The Apostle brings a challenge to the ones God would call, a challenge to stand firm as the spiritual defense force against evil. 

John 6:56-69.  

The Gospel reading dwells on the aftermath of Jesus’ lengthy discourse about the Bread of Life.  The sequels to the discourse force the hearers, including the disciples, to choose whether to stay with Jesus or to go away from the paradoxes and mysteries of his revelation and his offer of communion. 

A progressive scandalizing of his Judean hearers has unfolded, and in this last development, Jesus’ own disciples have become divided and many leave him.  The Judean leaders had already separated themselves from this sacramental mystification saying, “How can this man give us his flesh to eat?” (verse 52, NRSV).  Now it is the disciples who say, “This teaching is difficult; who can accept it?” (verse 60). 

To these doubting disciples Jesus reinforces the distinction between the realm of the spirit and the realm of the flesh, an emphasis introduced in his dialogue with Nicodemus (3:6).  “It is the spirit that gives life; the flesh is useless.  The words that I have spoken to you are spirit and life” (verse 63, NRSV). 

There is a point at which the reality of the dimension of Spirit is real, or it is not – or is not yet.  Those who come to know that reality of Spirit through Jesus’ speaking (“the words that I have spoken”) experience (eternal) life. 

But, if the language of sacraments is hard, how about the language of ascension?  “Then what if you were to see the Son of Man ascending to where he was before?” (verses 62).  Those who come to this experience are the ones who “see” the Son of Man ascending to the Father, and this experience inaugurates the guidance of the Spirit among those who belong to Jesus (see 16:12-13). 

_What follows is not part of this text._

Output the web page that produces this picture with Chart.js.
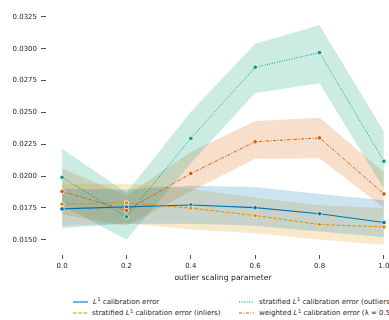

The crisis of doubt reduces the disciples to “the twelve,” who are mentioned in John only in this passage and at 20:24.  In response to Jesus’ challenge to them – to the effect, “Aren’t you leaving too?” – Peter makes his confession, in its Johannine version (compare Mark 8:27-29 and Matthew 16:16-19):  “Lord, to whom can we go?  You have the words of eternal life.  We have come to believe and know that you are the Holy One of God” (verses 68-69). 

Starting with five thousand hearers, plus their dependents, Jesus’ circle has shrunk to twelve – and “one of you is a devil” (verse 70).  These will remain as witnesses after his death brings new meaning to eating his flesh and drinking his blood.